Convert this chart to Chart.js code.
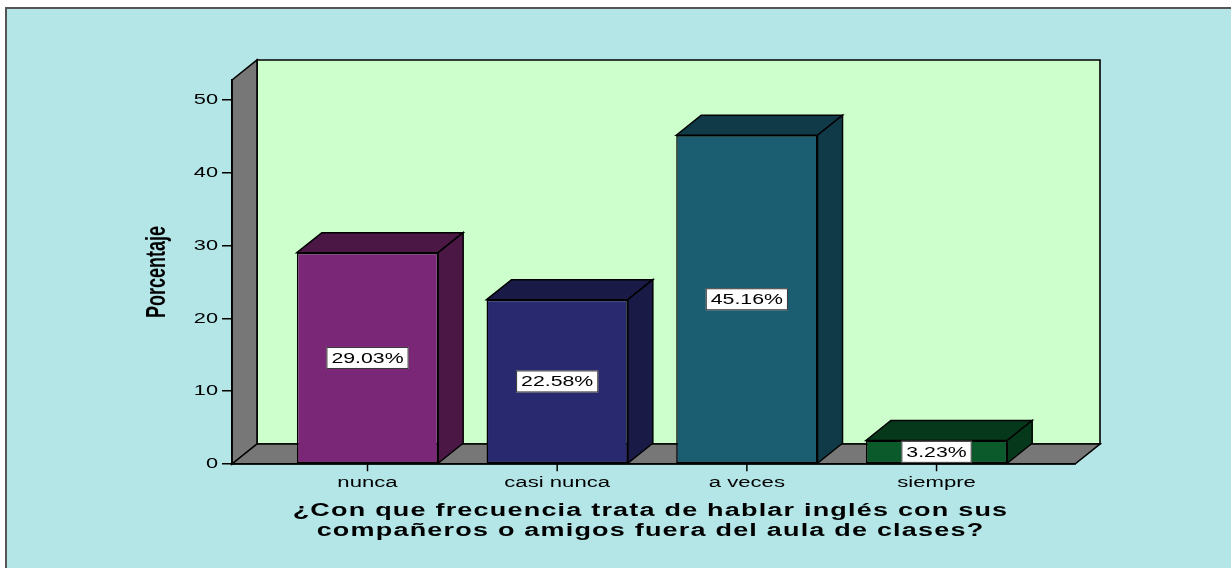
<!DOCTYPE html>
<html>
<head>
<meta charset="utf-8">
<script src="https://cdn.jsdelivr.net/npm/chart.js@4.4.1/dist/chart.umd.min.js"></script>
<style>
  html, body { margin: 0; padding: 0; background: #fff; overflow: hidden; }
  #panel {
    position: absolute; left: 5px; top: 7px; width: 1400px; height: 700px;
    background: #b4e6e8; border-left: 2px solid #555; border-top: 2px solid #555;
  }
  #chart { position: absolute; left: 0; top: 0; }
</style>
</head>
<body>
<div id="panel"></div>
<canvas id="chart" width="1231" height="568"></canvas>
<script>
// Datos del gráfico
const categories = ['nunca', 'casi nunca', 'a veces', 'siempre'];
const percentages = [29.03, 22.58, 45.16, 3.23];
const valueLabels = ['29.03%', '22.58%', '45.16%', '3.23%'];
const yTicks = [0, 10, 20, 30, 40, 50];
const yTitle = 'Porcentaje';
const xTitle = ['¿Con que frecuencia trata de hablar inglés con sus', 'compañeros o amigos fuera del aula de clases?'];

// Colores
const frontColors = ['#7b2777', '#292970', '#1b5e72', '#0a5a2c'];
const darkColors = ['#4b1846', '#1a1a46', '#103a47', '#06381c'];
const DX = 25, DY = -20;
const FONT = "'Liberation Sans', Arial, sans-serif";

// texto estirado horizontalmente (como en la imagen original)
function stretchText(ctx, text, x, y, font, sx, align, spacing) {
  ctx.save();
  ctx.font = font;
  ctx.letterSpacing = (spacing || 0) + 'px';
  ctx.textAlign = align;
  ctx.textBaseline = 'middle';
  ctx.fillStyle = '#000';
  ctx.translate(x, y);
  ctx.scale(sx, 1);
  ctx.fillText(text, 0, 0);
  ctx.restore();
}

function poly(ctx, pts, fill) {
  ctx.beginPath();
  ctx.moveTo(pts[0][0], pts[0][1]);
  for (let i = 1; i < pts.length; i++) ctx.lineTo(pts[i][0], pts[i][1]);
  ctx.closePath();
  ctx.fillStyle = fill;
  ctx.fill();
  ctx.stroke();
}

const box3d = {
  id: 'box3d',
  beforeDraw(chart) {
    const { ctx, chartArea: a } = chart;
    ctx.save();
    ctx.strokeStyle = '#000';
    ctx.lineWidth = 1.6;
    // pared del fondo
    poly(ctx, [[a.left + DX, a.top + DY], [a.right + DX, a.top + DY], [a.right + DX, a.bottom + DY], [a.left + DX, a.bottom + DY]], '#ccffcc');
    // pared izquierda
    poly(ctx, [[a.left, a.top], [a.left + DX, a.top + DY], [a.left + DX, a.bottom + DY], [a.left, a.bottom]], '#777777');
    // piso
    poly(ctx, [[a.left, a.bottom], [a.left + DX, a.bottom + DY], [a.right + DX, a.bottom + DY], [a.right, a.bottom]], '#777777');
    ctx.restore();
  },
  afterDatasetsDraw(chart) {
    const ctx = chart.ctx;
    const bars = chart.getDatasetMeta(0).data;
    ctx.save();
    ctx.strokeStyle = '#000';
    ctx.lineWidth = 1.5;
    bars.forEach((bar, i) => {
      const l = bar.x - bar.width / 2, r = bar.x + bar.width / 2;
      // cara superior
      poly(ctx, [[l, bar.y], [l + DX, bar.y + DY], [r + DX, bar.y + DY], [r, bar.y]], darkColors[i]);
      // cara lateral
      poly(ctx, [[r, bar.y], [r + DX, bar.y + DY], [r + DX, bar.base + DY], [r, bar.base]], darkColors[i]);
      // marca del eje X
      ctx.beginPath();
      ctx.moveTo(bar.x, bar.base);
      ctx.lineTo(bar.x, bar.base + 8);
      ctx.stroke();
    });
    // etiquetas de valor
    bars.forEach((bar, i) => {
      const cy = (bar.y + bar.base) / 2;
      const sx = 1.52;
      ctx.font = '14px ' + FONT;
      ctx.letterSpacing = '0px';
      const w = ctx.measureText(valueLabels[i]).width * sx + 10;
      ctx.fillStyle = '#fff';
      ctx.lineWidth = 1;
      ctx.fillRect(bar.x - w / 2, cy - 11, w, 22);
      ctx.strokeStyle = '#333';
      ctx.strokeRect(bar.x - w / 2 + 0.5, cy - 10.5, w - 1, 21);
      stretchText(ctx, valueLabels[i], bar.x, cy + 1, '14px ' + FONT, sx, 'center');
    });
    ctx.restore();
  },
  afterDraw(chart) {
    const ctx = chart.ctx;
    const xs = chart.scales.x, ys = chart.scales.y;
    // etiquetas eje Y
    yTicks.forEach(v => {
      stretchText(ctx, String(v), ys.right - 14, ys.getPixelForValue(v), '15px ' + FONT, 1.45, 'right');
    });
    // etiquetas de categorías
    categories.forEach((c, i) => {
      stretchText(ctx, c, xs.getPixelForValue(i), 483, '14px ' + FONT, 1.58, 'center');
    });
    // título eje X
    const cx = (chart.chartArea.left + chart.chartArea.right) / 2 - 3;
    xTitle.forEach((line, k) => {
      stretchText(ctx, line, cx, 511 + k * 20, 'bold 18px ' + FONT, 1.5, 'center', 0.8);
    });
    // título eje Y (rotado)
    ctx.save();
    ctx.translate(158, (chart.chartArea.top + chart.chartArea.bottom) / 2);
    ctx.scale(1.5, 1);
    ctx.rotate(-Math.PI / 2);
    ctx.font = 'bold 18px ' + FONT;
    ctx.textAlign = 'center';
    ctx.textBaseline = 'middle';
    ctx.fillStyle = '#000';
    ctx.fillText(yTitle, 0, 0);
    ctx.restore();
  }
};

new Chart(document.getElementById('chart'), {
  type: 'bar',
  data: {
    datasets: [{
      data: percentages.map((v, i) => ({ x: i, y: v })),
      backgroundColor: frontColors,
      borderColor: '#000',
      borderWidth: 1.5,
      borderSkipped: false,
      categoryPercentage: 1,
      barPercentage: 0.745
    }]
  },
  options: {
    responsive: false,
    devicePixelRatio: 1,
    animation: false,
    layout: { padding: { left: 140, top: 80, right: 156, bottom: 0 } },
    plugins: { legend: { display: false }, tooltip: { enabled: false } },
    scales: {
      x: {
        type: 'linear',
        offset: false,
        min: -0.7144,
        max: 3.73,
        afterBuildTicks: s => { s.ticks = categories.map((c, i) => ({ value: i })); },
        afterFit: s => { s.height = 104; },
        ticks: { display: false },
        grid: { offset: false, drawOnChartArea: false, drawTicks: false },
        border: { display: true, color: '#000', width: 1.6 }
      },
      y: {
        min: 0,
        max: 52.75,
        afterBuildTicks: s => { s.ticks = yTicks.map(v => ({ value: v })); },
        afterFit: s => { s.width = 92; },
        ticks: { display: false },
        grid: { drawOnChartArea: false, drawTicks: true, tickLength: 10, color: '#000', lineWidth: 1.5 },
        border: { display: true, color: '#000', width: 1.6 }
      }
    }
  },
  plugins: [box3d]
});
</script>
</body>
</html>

_DIRECTIONS_: Begin at the first line of the material and copy each line exactly through the one containing "const xTitle = ['¿Con". Omit pictures.

_EXERCISE OUTPUT_:
Convert this chart to Chart.js code.
<!DOCTYPE html>
<html>
<head>
<meta charset="utf-8">
<script src="https://cdn.jsdelivr.net/npm/chart.js@4.4.1/dist/chart.umd.min.js"></script>
<style>
  html, body { margin: 0; padding: 0; background: #fff; overflow: hidden; }
  #panel {
    position: absolute; left: 5px; top: 7px; width: 1400px; height: 700px;
    background: #b4e6e8; border-left: 2px solid #555; border-top: 2px solid #555;
  }
  #chart { position: absolute; left: 0; top: 0; }
</style>
</head>
<body>
<div id="panel"></div>
<canvas id="chart" width="1231" height="568"></canvas>
<script>
// Datos del gráfico
const categories = ['nunca', 'casi nunca', 'a veces', 'siempre'];
const percentages = [29.03, 22.58, 45.16, 3.23];
const valueLabels = ['29.03%', '22.58%', '45.16%', '3.23%'];
const yTicks = [0, 10, 20, 30, 40, 50];
const yTitle = 'Porcentaje';
const xTitle = ['¿Con que frecuencia trata de hablar inglés con sus', 'compañeros o amigos fuera del aula de clases?'];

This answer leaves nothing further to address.